Professor Neil Fleshner led the clinical trial showing that the drug dutasteride helps slow prostate cancer's progression. (UHN photo)

Drug treatment delays progression of prostate cancer

Localized cancer responds to dutasteride

Treatment with the drug dutasteride (Avodart) and regular monitoring delays the progression of low-risk, localized prostate cancer, according to the results of a three-year clinical trial conducted by the University of Toronto’s Dr. Neil Fleshner.

The research also shows that the treatment reduces anxiety, said Fleshner, a professor of surgery and head of the Division of Urology at the University Health Network. The findings are published online Jan. 23 in The Lancet.

“The results prove that using active surveillance [regular monitoring] plus dutasteride is a viable, safe and effective treatment option for men who often undergo aggressive local treatment despite low risk of dying from the disease,” said Fleshner, who also holds the Love Chair in Prostate Cancer Prevention Research

“This is very good news for men with low-risk disease because aggressive treatment can have a major impact on their quality of life, with risks of impotence and incontinence.”

The three-year clinical trial enrolled 302 men between the ages of 48 and 82 diagnosed with low-risk localized prostate cancer and regularly monitored for clinical changes – a treatment option called “active surveillance”.  In the trial, participants were randomized 1:1 to receive dutasteride or a matching placebo daily. The men also underwent biopsies at 18 months and three years.

The study showed that fewer men treated with dutasteride  saw their cancer spread – 38 per cent compared with 48 per cent who received the placebo. As well, the final biopsies showed the men treated with the drug  were cancer free – 36 per cent for the placebo group compared with 23 per cent for those taking the drug. 
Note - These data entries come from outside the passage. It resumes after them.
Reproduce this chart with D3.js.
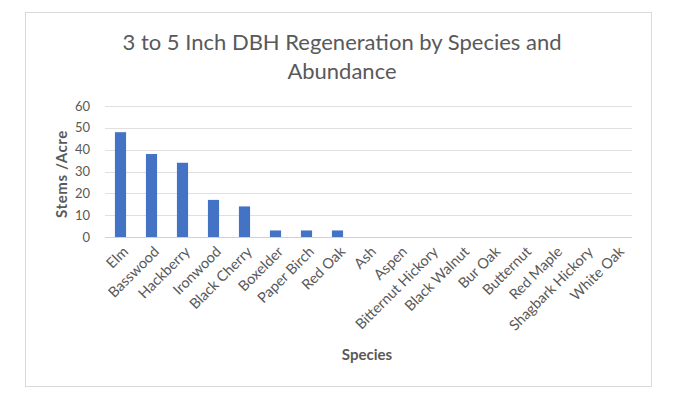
<!DOCTYPE html>
<html>
<head>
<meta charset="utf-8">
<script src="https://cdn.jsdelivr.net/npm/d3@7"></script>
<style>
  body { margin: 0; background: #fff; }
  text { font-family: Lato, "Open Sans", sans-serif; }
</style>
</head>
<body>
<svg id="chart" width="682" height="407"></svg>
<script>
// species on the x axis
const species = ['Elm', 'Basswood', 'Hackberry', 'Ironwood', 'Black Cherry', 'Boxelder',
  'Paper Birch', 'Red Oak', 'Ash', 'Aspen', 'Bitternut Hickory', 'Black Walnut',
  'Bur Oak', 'Butternut', 'Red Maple', 'Shagbark Hickory', 'White Oak'];
// stems per acre
const stems = [48, 38, 34, 17, 14, 3, 3, 3, 0, 0, 0, 0, 0, 0, 0, 0, 0];
const yTicks = [0, 10, 20, 30, 40, 50, 60];
const titleLines = ['3 to 5 Inch DBH Regeneration by Species and', 'Abundance'];

const svg = d3.select('#chart');

// chart frame
svg.append('rect')
  .attr('x', 25.5).attr('y', 12.5)
  .attr('width', 626).attr('height', 374)
  .attr('fill', '#fff').attr('stroke', '#d9d9d9');

const plot = { left: 105, right: 632, top: 106, bottom: 237 };

const x = d3.scaleBand()
  .domain(species)
  .range([plot.left, plot.right])
  .paddingInner(0.64).paddingOuter(0.32);

const y = d3.scaleLinear()
  .domain([0, 60])
  .range([plot.bottom, plot.top]);

// gridlines
svg.append('g')
  .selectAll('line')
  .data(yTicks)
  .join('line')
  .attr('x1', plot.left).attr('x2', plot.right)
  .attr('y1', d => Math.round(y(d)) + 0.5).attr('y2', d => Math.round(y(d)) + 0.5)
  .attr('stroke', d => d === 0 ? '#d0d0d0' : '#e0e0e0')
  .attr('stroke-width', 1);

// y tick labels
svg.append('g')
  .selectAll('text')
  .data(yTicks)
  .join('text')
  .attr('x', 90)
  .attr('y', d => y(d))
  .attr('dy', '0.35em')
  .attr('text-anchor', 'end')
  .attr('font-size', 13)
  .attr('fill', '#595959')
  .text(d => d);

// bars
svg.append('g')
  .selectAll('rect')
  .data(species.map((s, i) => ({ s, v: stems[i] })).filter(d => d.v > 0))
  .join('rect')
  .attr('x', d => x(d.s))
  .attr('y', d => y(d.v))
  .attr('width', x.bandwidth())
  .attr('height', d => y(0) - y(d.v))
  .attr('fill', '#4472c4');

// x labels, rotated
svg.append('g')
  .selectAll('text')
  .data(species)
  .join('text')
  .attr('transform', d => `translate(${x(d) + x.bandwidth() / 2 + 5},${plot.bottom + 12}) rotate(-45)`)
  .attr('text-anchor', 'end')
  .attr('dy', '0.35em')
  .attr('font-size', 14.5)
  .attr('fill', '#595959')
  .text(d => d);

// title
svg.append('g')
  .selectAll('text')
  .data(titleLines)
  .join('text')
  .attr('x', 342)
  .attr('y', (d, i) => 50 + i * 29)
  .attr('text-anchor', 'middle')
  .attr('font-size', 22)
  .attr('fill', '#595959')
  .text(d => d);

// axis titles
svg.append('text')
  .attr('transform', 'translate(67,174) rotate(-90)')
  .attr('text-anchor', 'middle')
  .attr('font-size', 15)
  .attr('font-weight', 'bold')
  .attr('letter-spacing', 0.6)
  .attr('fill', '#595959')
  .text('Stems /Acre');

svg.append('text')
  .attr('x', 367).attr('y', 360)
  .attr('text-anchor', 'middle')
  .attr('font-size', 15)
  .attr('font-weight', 'bold')
  .attr('fill', '#595959')
  .text('Species');
</script>
</body>
</html>
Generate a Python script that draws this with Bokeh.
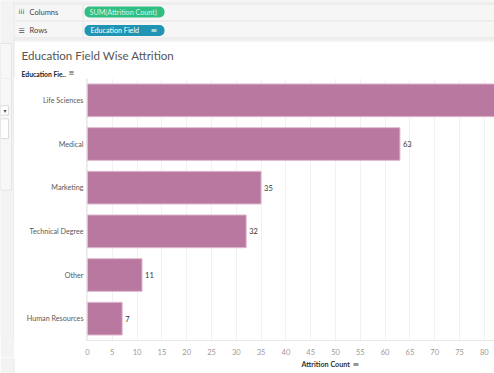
from bokeh.plotting import figure
from bokeh.models import (Range1d, FactorRange, Label, BoxAnnotation, SingleIntervalTicker,
                          ColumnDataSource)
from bokeh.layouts import column, row
from bokeh.embed import file_html
from bokeh.resources import INLINE
from bokeh.core.properties import value

# ---- data ----
fields = ["Life Sciences", "Medical", "Marketing", "Technical Degree", "Other", "Human Resources"]
attrition = [89, 63, 35, 32, 11, 7]
tick_step = 5

title_text = "Education Field Wise Attrition"
row_header = "Education Fie.."
x_title = "Attrition Count"
shelf_columns = "SUM(Attrition Count)"
shelf_rows = "Education Field"

FONT = "Lato"
BAR = "#b9789f"
SORT = "\u2261"
X_END = 82.06


def pixel_fig(w, h, x0, y0, bg):
    f = figure(width=w, height=h, x_range=Range1d(x0, x0 + w), y_range=Range1d(y0 + h, y0),
               toolbar_location=None, output_backend="svg", min_border=0)
    f.axis.visible = False
    f.grid.visible = False
    f.outline_line_color = None
    f.background_fill_color = bg
    f.border_fill_color = bg
    return f


def box(f, l, r, t, b, fill, line=None):
    f.add_layout(BoxAnnotation(left=l, right=r, top=t, bottom=b, fill_color=fill, fill_alpha=1,
                               line_color=line, line_alpha=1 if line else 0))


def lab(f, x, y, t, size, color, font=FONT, style="normal", align="left"):
    f.add_layout(Label(x=x, y=y, text=t, text_font=font, text_font_size=size, text_color=color,
                       text_baseline="middle", text_align=align, text_font_style=style))


# ---- top: Tableau shelves + title area (page y 0-78) ----
top = pixel_fig(494, 78, 0, 0, "#f6f6f6")
box(top, 0, 494, 0, 3, "#f2f2f2")
box(top, 0, 494, 3, 4, "#e3e3e3")
box(top, 14, 494, 20, 21, "#e3e3e3")
box(top, 14, 494, 37, 38, "#e3e3e3")
box(top, 14, 494, 39, 40, "#e6e6e6")
box(top, 82, 83, 4, 38, "#e6e6e6")
box(top, 13, 14, 0, 40, "#e6e6e6")
box(top, 0, 13, 0, 78, "#f3f3f3")
box(top, 0, 11, 43, 78, "#f7f7f7", "#e4e4e4")
box(top, 14, 494, 40, 78, "#ffffff")
box(top, 13, 14, 40, 78, "#e4e4e4")
box(top, 14, 494, 40, 41, "#ececec")
lab(top, 18, 11.5, "iii", "7px", "#555555", font="DejaVu Sans")
lab(top, 29, 11.5, "Columns", "7.5px", "#444444")
lab(top, 18, 30, "\u2630", "7px", "#555555", font="DejaVu Sans")
lab(top, 29, 30, "Rows", "7.5px", "#444444")
top.add_layout(BoxAnnotation(left=84, right=164, top=6, bottom=17, fill_color="#2fbf83", fill_alpha=1,
                             line_color=None, border_radius=5))
top.add_layout(BoxAnnotation(left=84, right=164, top=24.5, bottom=35.5, fill_color="#1f95b3",
                             fill_alpha=1, line_color=None, border_radius=5))
lab(top, 89, 11.8, shelf_columns, "7.2px", "#d9f3e7")
lab(top, 90, 30.3, shelf_rows, "7.2px", "#ffffff")
lab(top, 150, 30.3, SORT, "8px", "#ffffff", font="DejaVu Sans")
lab(top, 21, 55, title_text, "11.6px", "#555555")
lab(top, 21, 73, row_header, "6.8px", "#222222", style="bold")
lab(top, 68, 72.5, SORT, "7px", "#444444", font="DejaVu Sans")

# ---- left panel strip (page x 0-14, y 78-357) ----
strip = pixel_fig(14, 279, 0, 78, "#f3f3f3")
box(strip, 0, 11, 78, 197, "#f7f7f7", "#e4e4e4")
box(strip, 0, 8, 107, 117, "#ffffff", "#dcdcdc")
box(strip, 0, 8, 121, 142, "#ffffff", "#dcdcdc")
lab(strip, 3, 112, "\u25be", "6px", "#555555", font="DejaVu Sans")
box(strip, 13, 14, 78, 357, "#e4e4e4")

# ---- main chart (page x 14-494, y 78-357) ----
src = ColumnDataSource(dict(field=fields, n=attrition,
                            lbl=[str(v) if v < X_END else "" for v in attrition]))
p = figure(width=480, height=279, y_range=FactorRange(*reversed(fields)),
           x_range=Range1d(-0.2, X_END), toolbar_location=None, output_backend="svg",
           min_border_left=72, min_border_right=0, min_border_top=0, min_border_bottom=15)
p.outline_line_color = None
p.background_fill_color = "#ffffff"
p.border_fill_color = "#ffffff"

p.hbar(y="field", left=0, right="n", height=0.75, source=src, fill_color=BAR,
       line_color="#e0bcd2", line_width=1)
p.text(x="n", y="field", text="lbl", source=src, x_offset=3, text_baseline="middle",
       text_font=value(FONT), text_font_size="7.5px", text_color="#333333")

p.xaxis.ticker = SingleIntervalTicker(interval=tick_step)
p.xaxis.major_tick_line_color = None
p.xaxis.major_tick_out = 0
p.xaxis.major_tick_in = 0
p.xaxis.minor_tick_line_color = None
p.xaxis.axis_line_color = "#e8e8e8"
p.xaxis.major_label_text_font = FONT
p.xaxis.major_label_text_font_size = "7.5px"
p.xaxis.major_label_text_color = "#999999"
p.xaxis.major_label_standoff = 4

p.yaxis.major_tick_line_color = None
p.yaxis.major_tick_out = 0
p.yaxis.major_tick_in = 0
p.yaxis.minor_tick_line_color = None
p.yaxis.axis_line_color = "#e8e8e8"
p.yaxis.major_label_text_font = FONT
p.yaxis.major_label_text_font_size = "7.2px"
p.yaxis.major_label_text_color = "#5a5a5a"
p.yaxis.major_label_standoff = 3

p.xgrid.ticker = SingleIntervalTicker(interval=tick_step)
p.xgrid.grid_line_color = "#f1f1f1"
p.ygrid.grid_line_color = None

# ---- footer with the axis title (page x 0-494, y 357-373) ----
foot = pixel_fig(494, 16, 0, 357, "#ffffff")
box(foot, 0, 13, 357, 373, "#f3f3f3")
box(foot, 13, 14, 357, 373, "#e4e4e4")
lab(foot, 301, 364, x_title, "7.2px", "#333333", style="bold")
lab(foot, 352, 363.5, SORT, "8px", "#444444", font="DejaVu Sans")

layout = column(top, row(strip, p, spacing=0), foot, spacing=0)
open("out.html", "w").write(file_html(layout, INLINE))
 “The drug, currently commonly used to treat enlarged prostate, works by inhibiting the male sex hormone that causes the enlargement in the first place,” said Fleshner.

Fleshner noted that a small percentage of men reported drug-related side effects. including sexual difficulty with either desire or erections (five per cent), or breast tenderness or enlargement (three per cent).

 “It’s important to realize that these drugs have been around for almost 20 years in clinical practice to treat enlarged prostates and so we have a wealth of knowledge about their side effects, which are reversible if the drug is stopped,” said Fleshner.

Participants were also assessed for cancer-related anxiety and the men on dutasteride reported feeling much less anxious because their biopsies and PSA blood test values improved, added Fleshner.  (PSA – or prostate-specific antigen – is a blood test used to help diagnose prostate cancer.)

The Canadian Cancer Society estimates 25,500 new cases of prostate cancer will be diagnosed this year and that 4,100 men will die from the disease.

The clinical research was funded by GlaxoSmithKline. Fleshner is affiliated with The Campbell Family Cancer Research Institute at Princess Margaret Hospital and his research is also supported by The Princess Margaret Hospital Foundation.